Problem to solve | Word for word, print each line of the listing below; pictures stay out.

Records supplied |
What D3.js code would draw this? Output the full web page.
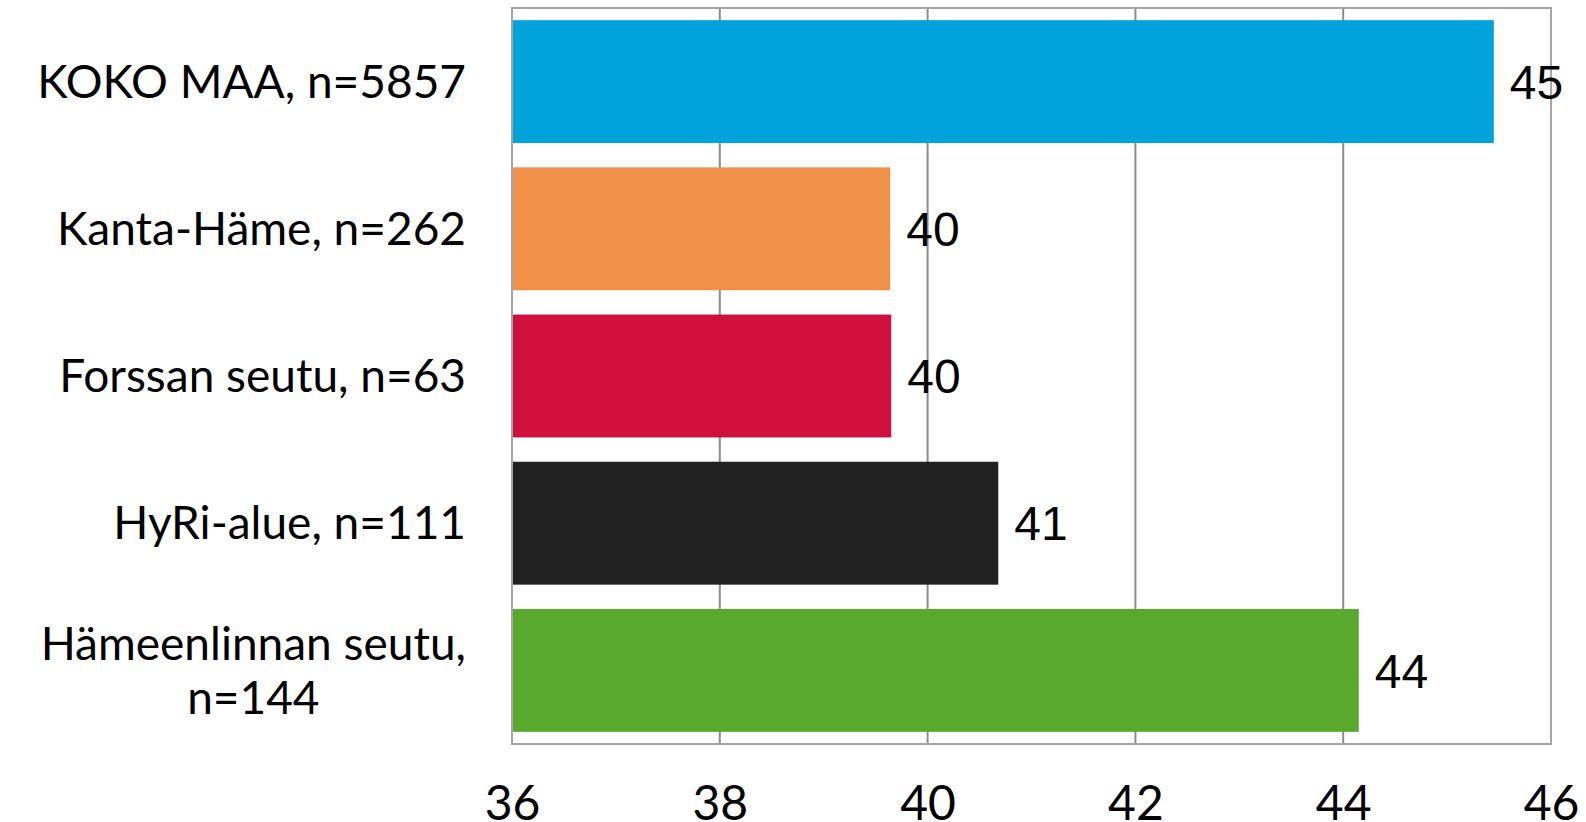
<!DOCTYPE html>
<html>
<head>
<meta charset="utf-8">
<script src="https://cdn.jsdelivr.net/npm/d3@7"></script>
<style>
    body { margin: 0; background: #fff; }
    svg { display: block; }
</style>
</head>
<body>
<svg id="chart" width="1586" height="822"></svg>
<script>
// Chart data
const categories = ['KOKO MAA, n=5857', 'Kanta-Häme, n=262', 'Forssan seutu, n=63', 'HyRi-alue, n=111', 'Hämeenlinnan seutu, n=144'];
const values = [45.45, 39.64, 39.65, 40.68, 44.15];
const barColors = ['#02a3da', '#f0914a', '#cf0f3d', '#222222', '#58a92e'];
const xTicks = [36, 38, 40, 42, 44, 46];

const svg = d3.select('#chart');
const plotLeft = 512, plotRight = 1551, plotTop = 8, plotBottom = 744;
const labelFont = 'Lato, "Open Sans", sans-serif';

const x = d3.scaleLinear().domain([36, 46]).range([plotLeft, plotRight]);
const y = d3.scaleBand()
    .domain(categories)
    .range([plotTop, plotBottom])
    .paddingInner(0.165)
    .paddingOuter(0.0825);

// Gridlines
svg.append('g')
    .selectAll('line')
    .data(xTicks.slice(1, -1))
    .enter().append('line')
    .attr('x1', d => x(d)).attr('x2', d => x(d))
    .attr('y1', plotTop).attr('y2', plotBottom)
    .attr('stroke', '#8c8c8c')
    .attr('stroke-width', 2);

// Plot border
svg.append('rect')
    .attr('x', plotLeft).attr('y', plotTop)
    .attr('width', plotRight - plotLeft).attr('height', plotBottom - plotTop)
    .attr('fill', 'none')
    .attr('stroke', '#a6a6a6')
    .attr('stroke-width', 2);

// Bars
svg.append('g')
    .selectAll('rect')
    .data(values)
    .enter().append('rect')
    .attr('x', x(36) + 1)
    .attr('y', (d, i) => y(categories[i]))
    .attr('width', d => x(d) - x(36) - 1)
    .attr('height', y.bandwidth())
    .attr('fill', (d, i) => barColors[i]);

// Value labels
svg.append('g')
    .selectAll('text')
    .data(values)
    .enter().append('text')
    .attr('x', d => x(d) + 16)
    .attr('y', (d, i) => y(categories[i]) + y.bandwidth() / 2)
    .attr('dy', '0.36em')
    .attr('font-family', '"Liberation Sans", Arial, sans-serif')
    .attr('font-size', 48)
    .attr('fill', '#000')
    .text(d => d3.format('.0f')(d));

// X axis
const xAxis = svg.append('g')
    .attr('transform', `translate(0,${plotBottom})`)
    .call(d3.axisBottom(x).tickValues(xTicks).tickSize(0).tickPadding(42));
xAxis.select('.domain').remove();
xAxis.selectAll('text')
    .attr('font-family', labelFont)
    .attr('font-size', 48)
    .attr('fill', '#000');

// Category labels, long ones wrap onto two centered lines
const labelRight = 466;
categories.forEach(cat => {
    const cy = y(cat) + y.bandwidth() / 2;
    const g = svg.append('g');
    if (cat.length > 22) {
        const parts = cat.split(', ');
        const line1 = g.append('text')
            .attr('font-family', labelFont).attr('font-size', 46)
            .attr('text-anchor', 'end')
            .attr('x', labelRight).attr('y', cy - 27).attr('dy', '0.35em')
            .text(parts[0] + ',');
        const w = line1.node().getComputedTextLength();
        g.append('text')
            .attr('font-family', labelFont).attr('font-size', 46)
            .attr('text-anchor', 'middle')
            .attr('x', labelRight - w / 2).attr('y', cy + 27).attr('dy', '0.35em')
            .text(parts[1]);
    } else {
        g.append('text')
            .attr('font-family', labelFont).attr('font-size', 46)
            .attr('text-anchor', 'end')
            .attr('x', labelRight).attr('y', cy).attr('dy', '0.35em')
            .text(cat);
    }
});
</script>
</body>
</html>
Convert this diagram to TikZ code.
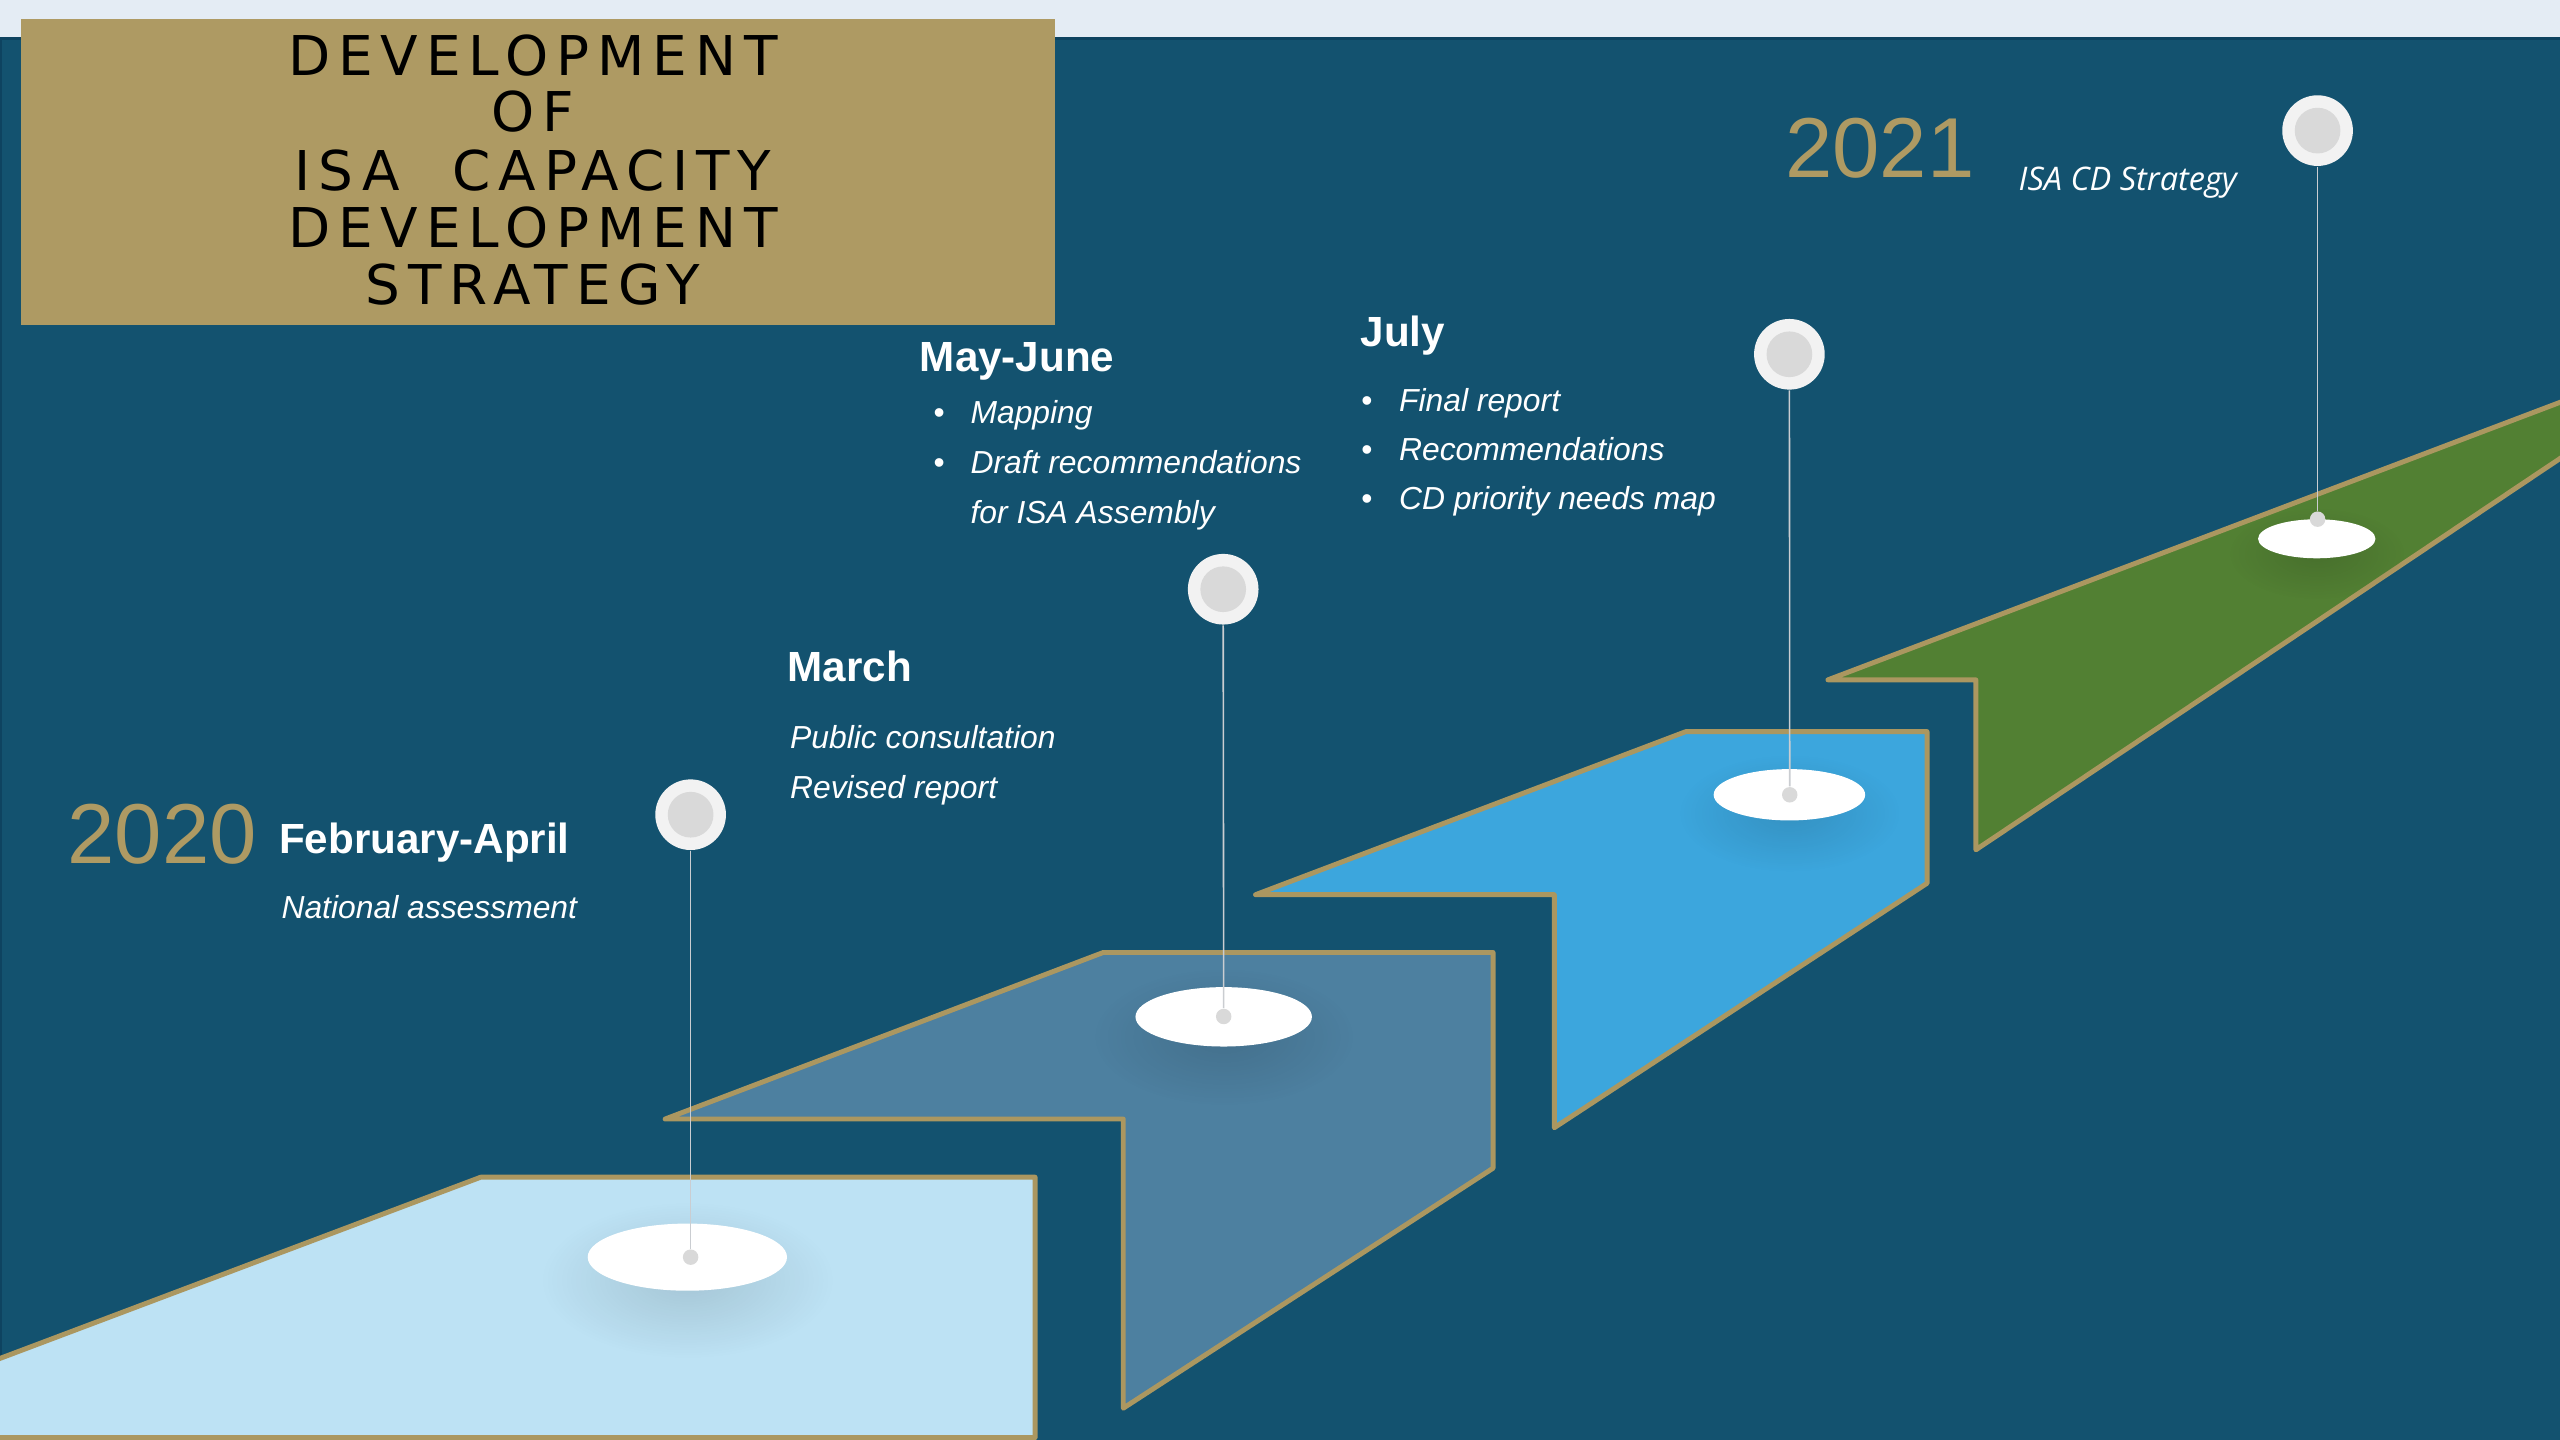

Output of the exercise |
What D3.js code would draw this? Output the full web page.
<!DOCTYPE html>
<html>
<head>
<meta charset="utf-8">
<script src="https://cdn.jsdelivr.net/npm/d3@7"></script>
<style>
    body { margin: 0; background: #fff; }
    svg { display: block; }
</style>
</head>
<body>
<svg id="chart" width="1586" height="822"></svg>
<script>
// Chart data
const categories = ['KOKO MAA, n=5857', 'Kanta-Häme, n=262', 'Forssan seutu, n=63', 'HyRi-alue, n=111', 'Hämeenlinnan seutu, n=144'];
const values = [45.45, 39.64, 39.65, 40.68, 44.15];
const barColors = ['#02a3da', '#f0914a', '#cf0f3d', '#222222', '#58a92e'];
const xTicks = [36, 38, 40, 42, 44, 46];

const svg = d3.select('#chart');
const plotLeft = 512, plotRight = 1551, plotTop = 8, plotBottom = 744;
const labelFont = 'Lato, "Open Sans", sans-serif';

const x = d3.scaleLinear().domain([36, 46]).range([plotLeft, plotRight]);
const y = d3.scaleBand()
    .domain(categories)
    .range([plotTop, plotBottom])
    .paddingInner(0.165)
    .paddingOuter(0.0825);

// Gridlines
svg.append('g')
    .selectAll('line')
    .data(xTicks.slice(1, -1))
    .enter().append('line')
    .attr('x1', d => x(d)).attr('x2', d => x(d))
    .attr('y1', plotTop).attr('y2', plotBottom)
    .attr('stroke', '#8c8c8c')
    .attr('stroke-width', 2);

// Plot border
svg.append('rect')
    .attr('x', plotLeft).attr('y', plotTop)
    .attr('width', plotRight - plotLeft).attr('height', plotBottom - plotTop)
    .attr('fill', 'none')
    .attr('stroke', '#a6a6a6')
    .attr('stroke-width', 2);

// Bars
svg.append('g')
    .selectAll('rect')
    .data(values)
    .enter().append('rect')
    .attr('x', x(36) + 1)
    .attr('y', (d, i) => y(categories[i]))
    .attr('width', d => x(d) - x(36) - 1)
    .attr('height', y.bandwidth())
    .attr('fill', (d, i) => barColors[i]);

// Value labels
svg.append('g')
    .selectAll('text')
    .data(values)
    .enter().append('text')
    .attr('x', d => x(d) + 16)
    .attr('y', (d, i) => y(categories[i]) + y.bandwidth() / 2)
    .attr('dy', '0.36em')
    .attr('font-family', '"Liberation Sans", Arial, sans-serif')
    .attr('font-size', 48)
    .attr('fill', '#000')
    .text(d => d3.format('.0f')(d));

// X axis
const xAxis = svg.append('g')
    .attr('transform', `translate(0,${plotBottom})`)
    .call(d3.axisBottom(x).tickValues(xTicks).tickSize(0).tickPadding(42));
xAxis.select('.domain').remove();
xAxis.selectAll('text')
    .attr('font-family', labelFont)
    .attr('font-size', 48)
    .attr('fill', '#000');

// Category labels, long ones wrap onto two centered lines
const labelRight = 466;
categories.forEach(cat => {
    const cy = y(cat) + y.bandwidth() / 2;
    const g = svg.append('g');
    if (cat.length > 22) {
        const parts = cat.split(', ');
        const line1 = g.append('text')
            .attr('font-family', labelFont).attr('font-size', 46)
            .attr('text-anchor', 'end')
            .attr('x', labelRight).attr('y', cy - 27).attr('dy', '0.35em')
            .text(parts[0] + ',');
        const w = line1.node().getComputedTextLength();
        g.append('text')
            .attr('font-family', labelFont).attr('font-size', 46)
            .attr('text-anchor', 'middle')
            .attr('x', labelRight - w / 2).attr('y', cy + 27).attr('dy', '0.35em')
            .text(parts[1]);
    } else {
        g.append('text')
            .attr('font-family', labelFont).attr('font-size', 46)
            .attr('text-anchor', 'end')
            .attr('x', labelRight).attr('y', cy).attr('dy', '0.35em')
            .text(cat);
    }
});
</script>
</body>
</html>
Convert this diagram to TikZ code.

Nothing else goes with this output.